Medieval financial instrument

Zinskauf (/de/, "purchase interest") was a financial instrument, similar to an annuity, that rose to prominence in the Middle Ages. The decline of the Byzantine Empire led to a growth of capital in Europe, so the Catholic Church tolerated zinskauf as a way to avoid prohibitions on usury. Since zinskauf was an exchange of a fixed amount of money for annual income it was considered a sale rather than a loan. As early as 14th century, this financial model became accepted in the Florentine Republic and advocated by Franciscan friars including Francesco da Empoli. In the 16th century Holy Roman Empire, Martin Luther made zinskauf a subject of his Treatise on Usury and his Sermon on Trade and Usury and criticized clerics of the Catholic Church for violating the spirit if not the letter of usury laws.
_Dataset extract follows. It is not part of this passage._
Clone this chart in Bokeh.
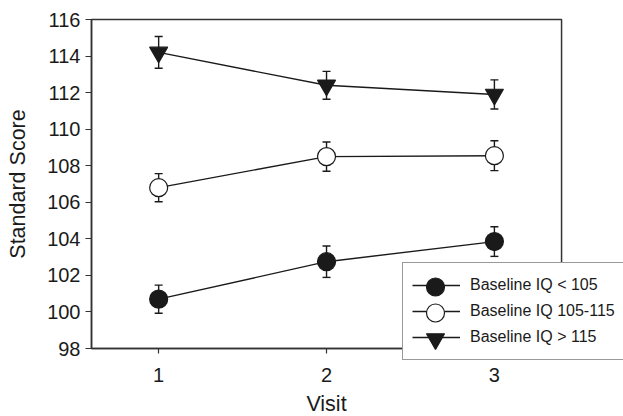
from bokeh.plotting import figure
from bokeh.models import (ColumnDataSource, Whisker, Legend, LegendItem, Range1d,
                          FixedTicker, BoxAnnotation)
from bokeh.embed import file_html
from bokeh.resources import INLINE

visits = [1, 2, 3]
x_ticks = [1, 2, 3]
y_ticks = [98, 100, 102, 104, 106, 108, 110, 112, 114, 116]

low_mean = [100.7, 102.75, 103.85]
low_err = [0.77, 0.86, 0.81]
mid_mean = [106.8, 108.5, 108.55]
mid_err = [0.77, 0.8, 0.82]
high_mean = [114.2, 112.4, 111.9]
high_err = [0.87, 0.76, 0.8]

labels = ["Baseline IQ < 105", "Baseline IQ 105-115", "Baseline IQ > 115"]

FONT = "Liberation Sans"
INK = "#1a1a1a"
FRAME = "#333333"

# the frame covers the whole figure; axes are pinned at x=0.6 and y=98 so that
# the legend may overlap the box edges without being clipped
p = figure(width=623, height=416, output_backend="svg", toolbar_location=None,
           x_range=Range1d(0.0579, 3.769), y_range=Range1d(94.28, 117.04),
           min_border_left=0, min_border_right=0, min_border_top=0, min_border_bottom=0)
p.grid.visible = False
p.outline_line_color = None

for ax in (p.xaxis[0], p.yaxis[0]):
    ax.axis_line_color = FRAME
    ax.axis_line_width = 1.5
    ax.major_tick_line_color = FRAME
    ax.major_tick_line_width = 1.2
    ax.minor_tick_line_color = None
    ax.major_tick_in = 0
    ax.major_label_text_font = FONT
    ax.major_label_text_font_size = "20px"
    ax.major_label_text_color = INK
    ax.axis_label_text_font = FONT
    ax.axis_label_text_font_size = "21.5px"
    ax.axis_label_text_font_style = "normal"
    ax.axis_label_text_color = INK

p.xaxis.ticker = FixedTicker(ticks=x_ticks)
p.yaxis.ticker = FixedTicker(ticks=y_ticks)
p.xaxis.fixed_location = 98
p.yaxis.fixed_location = 0.6
p.xaxis.bounds = (0.6, 3.4)
p.yaxis.bounds = (98, 116)
p.xaxis.major_tick_out = 5
p.yaxis.major_tick_out = 6
p.xaxis.major_label_standoff = 14
p.yaxis.major_label_standoff = 5
p.xaxis.axis_label = "Visit"
p.yaxis.axis_label = "Standard Score"
p.xaxis.axis_label_standoff = 7
p.yaxis.axis_label_standoff = 14

p.add_layout(BoxAnnotation(left=0.6, right=3.4, bottom=98, top=116,
                           fill_alpha=0, line_color=FRAME, line_alpha=1.0, line_width=1.5))

series = [
    (low_mean, low_err, "circle", INK, labels[0]),
    (mid_mean, mid_err, "circle", "white", labels[1]),
    (high_mean, high_err, "inverted_triangle", INK, labels[2]),
]

line_items = []
marker_rs = []
for mean, err, marker, fill, label in series:
    src = ColumnDataSource(dict(x=visits, y=mean,
                                lo=[m - e for m, e in zip(mean, err)],
                                hi=[m + e for m, e in zip(mean, err)]))
    w = Whisker(source=src, base="x", lower="lo", upper="hi", level="underlay",
                line_color=INK, line_width=1.4)
    for h in (w.upper_head, w.lower_head):
        h.size = 8
        h.line_color = INK
        h.line_width = 1.4
    p.add_layout(w)
    ln = p.line("x", "y", source=src, line_color=INK, line_width=1.4)
    mk = p.scatter("x", "y", source=src, marker=marker, size=18,
                   fill_color=fill, line_color=INK, line_width=1.2)
    line_items.append(LegendItem(label=label, renderers=[ln]))
    marker_rs.append(mk)

legend = Legend(items=line_items, location=(402, 56),
                label_text_font=FONT, label_text_font_size="16px", label_text_color=INK,
                glyph_width=48, glyph_height=26, label_height=26, spacing=0,
                padding=9, label_standoff=10, margin=0,
                border_line_color=FRAME, border_line_width=1.5,
                background_fill_color="white", background_fill_alpha=1.0)
p.add_layout(legend, "center")

# full-size legend markers, one small borderless legend per row
for mk, y_off in zip(marker_rs, [107, 81, 55]):
    ml = Legend(items=[LegendItem(label=" ", renderers=[mk])], location=(411, y_off),
                glyph_width=48, glyph_height=45, label_height=20, padding=0, margin=0,
                label_standoff=0, label_text_font_size="4px",
                border_line_color=None, background_fill_alpha=0)
    p.add_layout(ml, "center")

open("out.html", "w").write(file_html(p, INLINE))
In one historian's analysis:

This financial transaction, for which no direct equivalent exists in modern finance, essentially was a contract in which the rights to use a piece of land or other property were sold in exchange for fixed payments over a specified period of time. To avoid the appearance of usury, the creditor in this transaction was regarded as the buyer who purchased a fixed income from the debtor, who then merely was considered to be the seller of a predetermined stipend." Luther viewed this practice to be usurious since at the expiration of the zinskauf the creditor had increased in net-worth without ever engaging in labor.